Last month, Penn and commercial partner Novartis unveiled plans for a 30,000-square-foot facility that will open in 2016 on the university's West Philadelphia campus. It will double Penn's capacity to take patients' own immune cells and reprogram them using CAR technology to hunt down cancer cells.

And that will give more terminally ill children a chance to become like 11-year-old Tori Lee: normal. The Ocean Township, N.J., girl got the CAR therapy 18 months ago, after years of toxic chemotherapy failed to cure her.

"She does all the normal kid things - complains about homework and doesn't want to go to school," said her father Chris Lee. "It's music to our ears."

Penn gene therapy pioneer Carl H. June, who has led the CAR research team, said, "The past five years have been a time of explosive, exciting progress in the field of cancer cellular therapy."

With many of the "brave" initial leukemia patients now thriving, "we hope to offer that chance to patients with many other types of cancer," he said.

For all the excitement, the progress has not come without sadness and setbacks.

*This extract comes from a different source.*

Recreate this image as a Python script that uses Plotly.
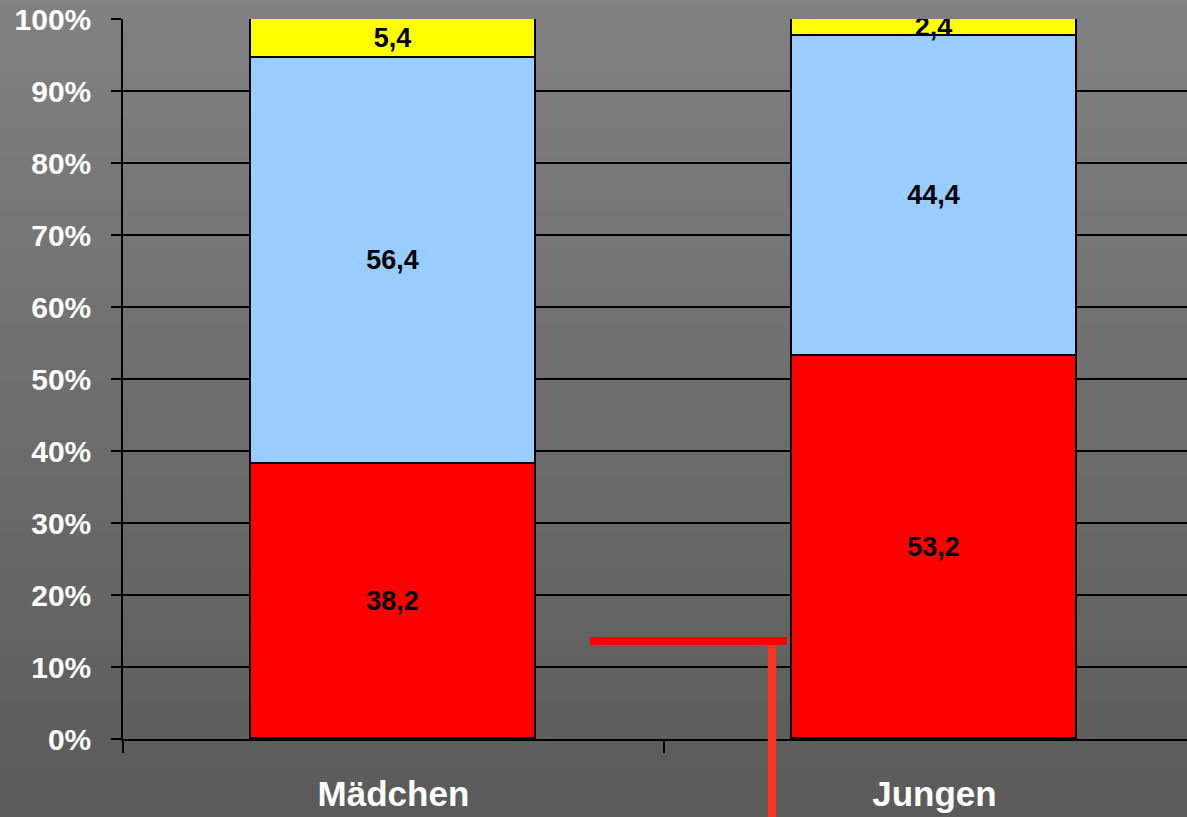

The updated results - which are in the New England Journal of Medicine and build on data presented by the researchers in December - include seven patients who had their acute lymphoblastic leukemia eradicated, only to relapse from six weeks and 8.5 months later.

Two of them - Maddie Major, 9, of La Platte, MD., and Logan Parker, 8, of Ocean Township, N.J. ( he goes to school with Tori Lee) - are each preparing for bone marrow transplants. Their second transplants.

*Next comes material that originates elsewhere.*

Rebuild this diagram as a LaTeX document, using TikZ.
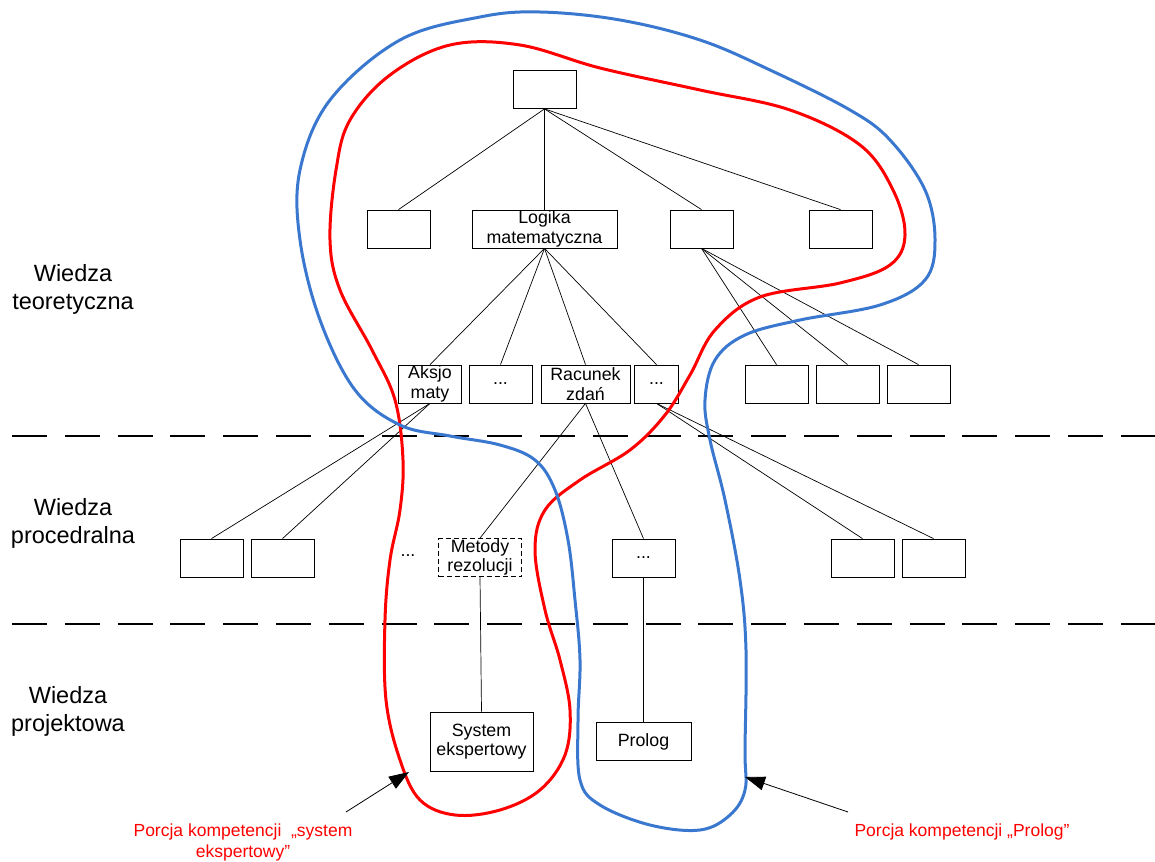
\documentclass[tikz,border=0pt]{standalone}
\usepackage{fontspec}
\setmainfont{Liberation Sans}
\usetikzlibrary{arrows.meta}
\definecolor{hullred}{RGB}{255,0,0}
\definecolor{hullblue}{RGB}{58,120,208}
\begin{document}
\begin{tikzpicture}[x=1pt,y=-1pt,
  box/.style={draw, line width=0.8pt, inner sep=0pt, minimum width=63pt, minimum height=38pt,
    align=center, font=\fontsize{17.8}{19.5}\selectfont},
  dbox/.style={box, dash pattern=on 5pt off 3pt},
  link/.style={line width=0.7pt},
  level/.style={align=center, font=\fontsize{23.5}{28}\selectfont},
  sep/.style={line width=1.8pt, dash pattern=on 35pt off 17.8pt},
  hull/.style={line width=3pt},
  note/.style={text=hullred, align=center, font=\fontsize{17.5}{21}\selectfont},
  pointer/.style={line width=0.8pt, -{Triangle[length=20pt,width=14pt]}}]
\useasboundingbox (0,0) rectangle (1155,861);

% level separators
\draw[sep] (12,436) -- (1160,436);
\draw[sep] (12,624) -- (1160,624);

% level labels
\node[level] (lt) at (73,289) {Wiedza\\teoretyczna};
\node[level] (lp) at (73,523) {Wiedza\\procedralna};
\node[level] (lj) at (68,711) {Wiedza\\projektowa};

% tree of theory
\node[box] (root) at (544.5,89.5) {};
\node[box] (a1) at (398.5,229) {};
\node[box, minimum width=145pt] (logic) at (544.5,229) {Logika\\matematyczna};
\node[box] (a3) at (701.5,229) {};
\node[box] (a4) at (840.5,229) {};

\node[box] (ax) at (430,384) {Aksjo\\maty};
\node[box] (b2) at (500.5,384) {...};
\node[box, minimum width=89pt] (rz) at (585.5,384) {Racunek\\zdań};
\node[box, minimum width=44pt] (b4) at (656.5,384) {...};
\node[box] (c1) at (776.5,384) {};
\node[box] (c2) at (847.5,384) {};
\node[box] (c3) at (918.5,384) {};

% procedural knowledge
\node[font=\fontsize{17.8}{19}\selectfont] (pdots) at (408,556) {...};
\node[box] (p1) at (211.5,558) {};
\node[box] (p2) at (282.5,558) {};
\node[dbox, minimum width=83pt] (met) at (480,557.5) {Metody\\rezolucji};
\node[box] (p4) at (643.5,558) {...};
\node[box] (p5) at (862.5,558) {};
\node[box] (p6) at (933.5,558) {};

% project knowledge
\node[box, minimum width=103pt, minimum height=59pt] (se) at (481.5,741.5) {System\\ekspertowy};
\node[box, minimum width=95pt, minimum height=38pt] (pro) at (643.5,741.5) {Prolog};

% connectors
\foreach \t in {a1,logic,a3,a4} \draw[link] (root.south) -- (\t.north);
\foreach \t in {ax,b2,rz,b4} \draw[link] (logic.south) -- (\t.north);
\foreach \t in {c1,c2,c3} \draw[link] (a3.south) -- (\t.north);
\foreach \t in {p1,p2} \draw[link] (ax.south) -- (\t.north);
\foreach \t in {met,p4} \draw[link] (rz.south) -- (\t.north);
\foreach \t in {p5,p6} \draw[link] (b4.south) -- (\t.north);
\draw[link] (met.south) -- (se.north);
\draw[link] (p4.south) -- (pro.north);

% competence portion: expert system
\draw[hull, hullred] plot[smooth cycle, tension=0.6] coordinates {
  (450,45) (520,45) (600,68) (700,90) (790,110) (860,145) (893,190) (905,235)
  (890,265) (840,283) (760,297) (715,330) (690,375) (665,415) (630,450)
  (580,480) (545,510) (535,550) (545,610) (560,660) (570,710) (565,755)
  (540,790) (500,810) (455,815) (420,800) (400,760) (386,700) (385,620)
  (390,560) (400,510) (403,460) (395,400) (372,350) (340,290) (330,240)
  (336,170) (350,120) (390,75)};

% competence portion: Prolog
\draw[hull, hullblue] plot[smooth cycle, tension=0.6] coordinates {
  (540,12) (620,20) (700,40) (770,70) (850,110) (890,140) (925,190) (935,240)
  (925,280) (880,305) (800,320) (745,335) (715,360) (705,400) (710,440)
  (725,500) (740,580) (746,650) (745,750) (745,790) (730,815) (700,830)
  (650,825) (600,805) (580,780) (578,720) (580,660) (575,600) (568,540)
  (555,490) (535,460) (500,445) (450,436) (400,425) (355,390) (320,320)
  (300,240) (300,170) (330,100) (400,40) (480,17)};

% annotations
\coordinate (s1) at (346,812);
\coordinate (e1) at (409,772);
\coordinate (s2) at (848,812);
\coordinate (e2) at (745,777);
\draw[pointer] (s1) -- (e1);
\draw[pointer] (s2) -- (e2);
\node[note] (n1) at (243,842) {Porcja kompetencji\ \ „system\\ekspertowy”};
\node[note] (n2) at (962,832) {Porcja kompetencji „Prolog”};
\end{tikzpicture}
\end{document}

The harrowing procedure will put Maddie "at risk for so many complications I can't write or bear to think of them all," her mother, Robyn Major, wrote last week on Facebook.

Penn and Novartis are also fighting a CAR patent infringement lawsuit brought in 2012 by St. Jude Children's Research Hospital in Memphis. St. Jude's commercial partner, Juno Therapeutics Inc. of Seattle, joined the fight this year.

In an e-mail, a Novartis spokesperson said the company maintains that Juno's patent and its lawsuit are invalid. "We are confident that our position will be upheld in court," the e-mail said.

The lawsuit is just one sign of the red-hot race to add CAR therapies to the oncology arsenal. Dozens of trials of CAR therapies are now underway, including some in Europe.

A CAR is basically a genetically engineered marker protein that can be grafted onto an immune system soldier called a T cell. The CAR activates the T cell to attack any cells bearing the same marker.

The approach has posed huge obstacles. Cancer arises from the body's own cells, so T cells are profoundly tolerant of these renegades. By the same token, overriding this tolerance with a marker protein is risky, because markers found on cancer cells are also usually on healthy cells.

That's why most of the success to date with CAR therapies has been reported in blood cancers in which B cells turn malignant. B cells, which normally help fight infection, have a unique protein marker not found on any other cells. B cells are not indispensible to the body, so the patient can afford to lose both healthy and malignant B cells to the CAR-driven T cells.

That's not to minimize the temporary side effects. All of the patients treated at Penn and Children's suffered serious - and in several cases, catastrophic - reactions when the CAR T cells went into overdrive.

However, researchers have used a new rheumatoid arthritis drug, Actemra, to counter the worst effects, and no patients have suffered permanent damage from the therapy.

The latest study is not the first to report high remission rates in B cell blood cancers, said Children's Hospital oncologist Stephan Grupp, one of the authors.

"But where our data differ, in addition to having a 90 percent response rate, two-thirds of the patients remain in remission six months afterward, with no further therapy," Grupp said.

The researchers speculate that their CAR T cells are better at multiplying and persisting in patients' bodies.

Enrollment has continued since the published data were compiled. Through this month, a total of 40 children and 15 adults with acute lymphoblastic leukemia (ALL) have been treated, said Penn oncologist David Porter.

"This represents a really powerful therapy for ALL," Porter said. "We've treated enough patients to confirm that. It's time to start multi-center trials."